Bachangó, included in the Composers in the Loft CD, was the very first work of mine that Fredda heard and, I suspect, it is the reason that drew her to my other compositions.  This kaleidoscopic Latin music fantasy was programmed many times in several seasons of MITL, most recently at the 2011 Kleiner Benefit Concert performed by pianist Marta Aznavoorian.  Her splendid interpretation of the work appears in “Composers in the Loft.”  I used to joke with Fredda about Bachangó being OUR song.  This is why I find it a beautiful and at the same time an eerie coincidence that the last project Fredda and I worked on before her departure involves pianist Anthony de Mare, a champion of new music whom I met in the 1980s also through his many performances of Bachangó.  On December 11, 2011, with the blessing of Fredda and the patronage of the series’ current artistic director, Anthony de Mare was scheduled to give the Music in the Loft premiere of his ongoing project titled Liaisons: Re-Imagining Sondheim from the Piano. This mammoth project gathers piano adaptations of Stephen Sondheim’s songs especially commissioned from heavy weights like Steve Reich, William Bolcom, Frederic Rzewski, Fred Hersch, and a dozen others.  My contribution to Liaisons, commissioned by Music in the Loft and titled The Worst [Empanadas] in London, is a tongue in cheek, south-of-the-border take on two classic songs from Sondheim’s masterpiece Sweeny Todd.

Due to the rapid deterioration of Fredda’s health, the MITL premiere of Liaisons had to be postponed.  To my great regret, she and Anthony never got to meet nor did she get the chance to listen to the last work she was responsible for commissioning.  The Worst [Empanadas] in London is the fourth commission I received from Music in the Loft.  In addition to my “Postcard to the Millennium” for the first 1999 Kleiner Benefit, I received two subsequent commissions, both involving the phenomenal Pacifica String Quartet —a regular at Music in the Loft— and both including an additional instrument.  In 2000 I was commissioned Puente Trans-Arábico for string quartet and Middle Eastern percussion, and Al Otro Lado del Rio for guitar and string quartet was commissioned in 2006.

Although I am deeply sadden by Fredda’s departure, I am comforted by knowing that she is relieved and freed now to continue on inspiring countless of people from a privileged vantage point.  Fredda has now entered the pantheon of the muses.
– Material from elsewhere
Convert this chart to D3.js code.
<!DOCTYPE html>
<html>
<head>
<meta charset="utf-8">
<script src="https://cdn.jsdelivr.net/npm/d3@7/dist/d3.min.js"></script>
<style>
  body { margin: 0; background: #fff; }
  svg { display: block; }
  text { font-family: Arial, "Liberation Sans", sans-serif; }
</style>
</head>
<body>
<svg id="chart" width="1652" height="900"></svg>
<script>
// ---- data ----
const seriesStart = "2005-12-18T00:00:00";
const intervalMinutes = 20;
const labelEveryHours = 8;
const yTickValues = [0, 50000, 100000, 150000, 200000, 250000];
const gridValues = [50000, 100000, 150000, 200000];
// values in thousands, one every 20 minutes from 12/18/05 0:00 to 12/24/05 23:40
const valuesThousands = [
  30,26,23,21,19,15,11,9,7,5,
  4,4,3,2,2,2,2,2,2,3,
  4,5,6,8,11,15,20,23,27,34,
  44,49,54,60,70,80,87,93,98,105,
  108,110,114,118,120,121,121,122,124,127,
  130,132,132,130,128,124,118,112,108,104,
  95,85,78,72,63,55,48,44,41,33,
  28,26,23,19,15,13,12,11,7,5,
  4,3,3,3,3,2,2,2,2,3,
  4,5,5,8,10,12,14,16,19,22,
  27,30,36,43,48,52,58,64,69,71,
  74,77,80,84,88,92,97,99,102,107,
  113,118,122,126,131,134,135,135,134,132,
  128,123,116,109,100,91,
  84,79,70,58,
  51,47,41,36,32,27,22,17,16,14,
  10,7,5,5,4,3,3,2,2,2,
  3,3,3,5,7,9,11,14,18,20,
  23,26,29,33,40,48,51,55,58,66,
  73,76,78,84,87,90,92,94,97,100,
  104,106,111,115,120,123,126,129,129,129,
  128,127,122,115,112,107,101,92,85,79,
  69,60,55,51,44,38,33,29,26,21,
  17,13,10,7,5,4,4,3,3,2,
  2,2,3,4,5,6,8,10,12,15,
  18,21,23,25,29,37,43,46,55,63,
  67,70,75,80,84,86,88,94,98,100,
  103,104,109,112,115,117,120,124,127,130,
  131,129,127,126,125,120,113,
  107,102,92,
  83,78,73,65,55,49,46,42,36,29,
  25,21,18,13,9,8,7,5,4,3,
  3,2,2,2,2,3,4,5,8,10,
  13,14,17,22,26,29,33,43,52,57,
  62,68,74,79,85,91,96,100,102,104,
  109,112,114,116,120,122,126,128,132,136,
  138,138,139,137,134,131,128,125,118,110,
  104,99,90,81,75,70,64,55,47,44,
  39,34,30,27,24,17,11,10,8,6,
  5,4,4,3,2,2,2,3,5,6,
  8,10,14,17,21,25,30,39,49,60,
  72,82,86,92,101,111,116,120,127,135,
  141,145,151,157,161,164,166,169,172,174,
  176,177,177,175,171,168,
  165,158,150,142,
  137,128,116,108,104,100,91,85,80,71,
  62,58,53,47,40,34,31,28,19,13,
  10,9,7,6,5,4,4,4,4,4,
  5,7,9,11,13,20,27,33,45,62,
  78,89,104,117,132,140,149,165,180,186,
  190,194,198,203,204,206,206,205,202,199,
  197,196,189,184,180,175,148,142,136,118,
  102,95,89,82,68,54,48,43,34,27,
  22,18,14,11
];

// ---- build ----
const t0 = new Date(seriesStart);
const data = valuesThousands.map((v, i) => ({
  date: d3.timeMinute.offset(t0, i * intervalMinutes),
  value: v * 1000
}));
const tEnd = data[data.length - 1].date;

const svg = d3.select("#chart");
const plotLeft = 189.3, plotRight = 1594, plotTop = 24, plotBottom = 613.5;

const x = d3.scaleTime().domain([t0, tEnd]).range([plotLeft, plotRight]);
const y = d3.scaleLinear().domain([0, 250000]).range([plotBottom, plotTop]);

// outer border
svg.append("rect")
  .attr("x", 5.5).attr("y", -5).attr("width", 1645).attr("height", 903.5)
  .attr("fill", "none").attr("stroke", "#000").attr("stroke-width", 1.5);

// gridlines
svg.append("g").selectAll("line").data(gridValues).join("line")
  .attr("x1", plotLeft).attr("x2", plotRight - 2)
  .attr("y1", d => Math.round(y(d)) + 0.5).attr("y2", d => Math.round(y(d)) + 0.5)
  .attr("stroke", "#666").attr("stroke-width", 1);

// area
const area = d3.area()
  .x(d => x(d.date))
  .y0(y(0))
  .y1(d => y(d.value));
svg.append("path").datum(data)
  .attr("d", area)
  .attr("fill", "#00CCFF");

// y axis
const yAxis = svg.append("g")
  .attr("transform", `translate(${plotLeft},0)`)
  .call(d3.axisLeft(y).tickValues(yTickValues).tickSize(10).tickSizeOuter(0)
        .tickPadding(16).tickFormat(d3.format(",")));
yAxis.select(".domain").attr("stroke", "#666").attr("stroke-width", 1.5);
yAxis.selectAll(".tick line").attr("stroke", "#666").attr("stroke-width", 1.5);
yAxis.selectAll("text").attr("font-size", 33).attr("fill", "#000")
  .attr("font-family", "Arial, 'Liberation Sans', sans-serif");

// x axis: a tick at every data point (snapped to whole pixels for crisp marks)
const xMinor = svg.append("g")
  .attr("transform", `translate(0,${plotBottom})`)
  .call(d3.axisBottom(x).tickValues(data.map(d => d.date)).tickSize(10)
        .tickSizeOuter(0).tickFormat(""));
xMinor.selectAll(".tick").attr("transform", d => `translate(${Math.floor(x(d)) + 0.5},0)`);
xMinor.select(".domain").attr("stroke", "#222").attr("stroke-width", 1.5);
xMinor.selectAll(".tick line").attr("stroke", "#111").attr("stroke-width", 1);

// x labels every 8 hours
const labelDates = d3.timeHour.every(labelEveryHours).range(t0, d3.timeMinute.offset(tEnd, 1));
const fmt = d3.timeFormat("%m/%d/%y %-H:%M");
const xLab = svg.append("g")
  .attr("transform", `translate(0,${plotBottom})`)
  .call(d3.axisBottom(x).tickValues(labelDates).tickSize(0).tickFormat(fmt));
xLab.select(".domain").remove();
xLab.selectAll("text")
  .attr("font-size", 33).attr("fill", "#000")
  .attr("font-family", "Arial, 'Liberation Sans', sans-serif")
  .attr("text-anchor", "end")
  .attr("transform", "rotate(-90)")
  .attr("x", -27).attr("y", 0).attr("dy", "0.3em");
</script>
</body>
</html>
My twelve-year association with Fredda and Music in the Loft makes me feel enormously proud and grateful yet also somewhat remorseful at the same time.  I regret the fact that until only months before her passing away, even under her frail condition due to the illness she suffered, Fredda was pouring energy into finding sponsors for yet one more commission.  I regret not having seen Fredda in the months before her death or, simply, not having gone to more performances at MITL, especially while I still lived in Chicago.
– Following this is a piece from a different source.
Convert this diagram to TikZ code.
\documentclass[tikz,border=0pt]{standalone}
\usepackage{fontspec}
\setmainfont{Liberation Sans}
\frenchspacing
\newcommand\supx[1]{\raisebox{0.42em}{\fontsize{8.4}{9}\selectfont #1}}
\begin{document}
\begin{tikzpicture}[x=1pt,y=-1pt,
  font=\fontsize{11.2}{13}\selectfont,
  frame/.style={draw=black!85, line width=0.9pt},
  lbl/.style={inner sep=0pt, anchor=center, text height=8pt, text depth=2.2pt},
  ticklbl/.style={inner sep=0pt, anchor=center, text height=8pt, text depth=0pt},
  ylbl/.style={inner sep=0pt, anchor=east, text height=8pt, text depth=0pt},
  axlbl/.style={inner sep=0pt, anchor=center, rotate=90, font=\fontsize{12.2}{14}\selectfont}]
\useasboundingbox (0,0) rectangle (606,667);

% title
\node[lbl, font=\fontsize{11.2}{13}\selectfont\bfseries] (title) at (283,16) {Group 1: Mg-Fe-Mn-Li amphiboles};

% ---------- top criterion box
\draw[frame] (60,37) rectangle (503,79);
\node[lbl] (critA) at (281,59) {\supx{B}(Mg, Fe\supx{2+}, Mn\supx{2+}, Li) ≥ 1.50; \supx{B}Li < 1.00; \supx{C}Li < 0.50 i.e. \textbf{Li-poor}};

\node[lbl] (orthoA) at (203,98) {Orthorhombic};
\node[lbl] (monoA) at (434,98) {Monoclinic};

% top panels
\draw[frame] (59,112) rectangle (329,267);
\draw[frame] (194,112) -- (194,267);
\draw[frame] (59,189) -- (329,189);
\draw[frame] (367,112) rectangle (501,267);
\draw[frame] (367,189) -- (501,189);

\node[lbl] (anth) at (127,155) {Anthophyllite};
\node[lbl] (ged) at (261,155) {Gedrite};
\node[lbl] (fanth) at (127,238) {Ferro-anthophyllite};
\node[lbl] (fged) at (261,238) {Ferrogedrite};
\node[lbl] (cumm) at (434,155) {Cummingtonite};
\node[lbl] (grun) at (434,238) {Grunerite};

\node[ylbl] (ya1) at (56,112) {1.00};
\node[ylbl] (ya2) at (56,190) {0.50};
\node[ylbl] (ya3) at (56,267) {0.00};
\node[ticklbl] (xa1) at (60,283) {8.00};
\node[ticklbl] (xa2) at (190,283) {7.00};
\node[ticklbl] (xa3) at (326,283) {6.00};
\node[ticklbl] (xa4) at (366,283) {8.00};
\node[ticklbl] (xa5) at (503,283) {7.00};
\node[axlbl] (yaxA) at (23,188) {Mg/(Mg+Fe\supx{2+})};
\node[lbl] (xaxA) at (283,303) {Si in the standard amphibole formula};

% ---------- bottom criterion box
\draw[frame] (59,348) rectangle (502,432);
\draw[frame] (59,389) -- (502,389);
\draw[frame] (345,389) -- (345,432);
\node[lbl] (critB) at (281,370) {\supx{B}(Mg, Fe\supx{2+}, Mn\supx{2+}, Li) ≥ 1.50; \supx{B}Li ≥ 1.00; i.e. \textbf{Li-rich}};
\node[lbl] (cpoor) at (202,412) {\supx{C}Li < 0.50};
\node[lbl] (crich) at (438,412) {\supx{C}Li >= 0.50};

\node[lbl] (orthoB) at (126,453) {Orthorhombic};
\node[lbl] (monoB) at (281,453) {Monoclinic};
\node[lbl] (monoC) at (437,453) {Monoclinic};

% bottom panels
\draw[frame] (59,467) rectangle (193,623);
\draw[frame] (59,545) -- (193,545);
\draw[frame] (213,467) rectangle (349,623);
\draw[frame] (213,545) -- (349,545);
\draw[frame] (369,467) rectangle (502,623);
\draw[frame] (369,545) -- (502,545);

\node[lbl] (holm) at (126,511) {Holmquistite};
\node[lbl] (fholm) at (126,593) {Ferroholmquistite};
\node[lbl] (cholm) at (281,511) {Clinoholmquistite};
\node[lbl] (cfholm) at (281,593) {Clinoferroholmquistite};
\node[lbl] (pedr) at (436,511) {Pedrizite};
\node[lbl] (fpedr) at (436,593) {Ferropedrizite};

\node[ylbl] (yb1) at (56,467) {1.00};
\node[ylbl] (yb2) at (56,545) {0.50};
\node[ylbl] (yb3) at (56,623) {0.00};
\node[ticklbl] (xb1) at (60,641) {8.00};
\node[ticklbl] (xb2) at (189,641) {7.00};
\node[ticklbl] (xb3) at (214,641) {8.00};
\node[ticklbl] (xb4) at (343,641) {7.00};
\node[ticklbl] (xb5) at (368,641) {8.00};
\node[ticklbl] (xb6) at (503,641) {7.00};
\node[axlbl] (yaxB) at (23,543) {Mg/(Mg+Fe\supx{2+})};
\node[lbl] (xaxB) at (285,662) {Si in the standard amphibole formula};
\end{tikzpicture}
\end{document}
While it is not possible to appropriately reciprocate all she did for my family and me, I offer to continue on composing in return and in honor of her uniquely creative spirit, her humanity and generosity, the love she and Sidney had for one another, and the love they poured onto their musical loft. I will also continue to spread the word about this most miraculous chamber music series founded by Fredda Hyman knowing that her spirit will continue to live in every single performance of Music in the Loft.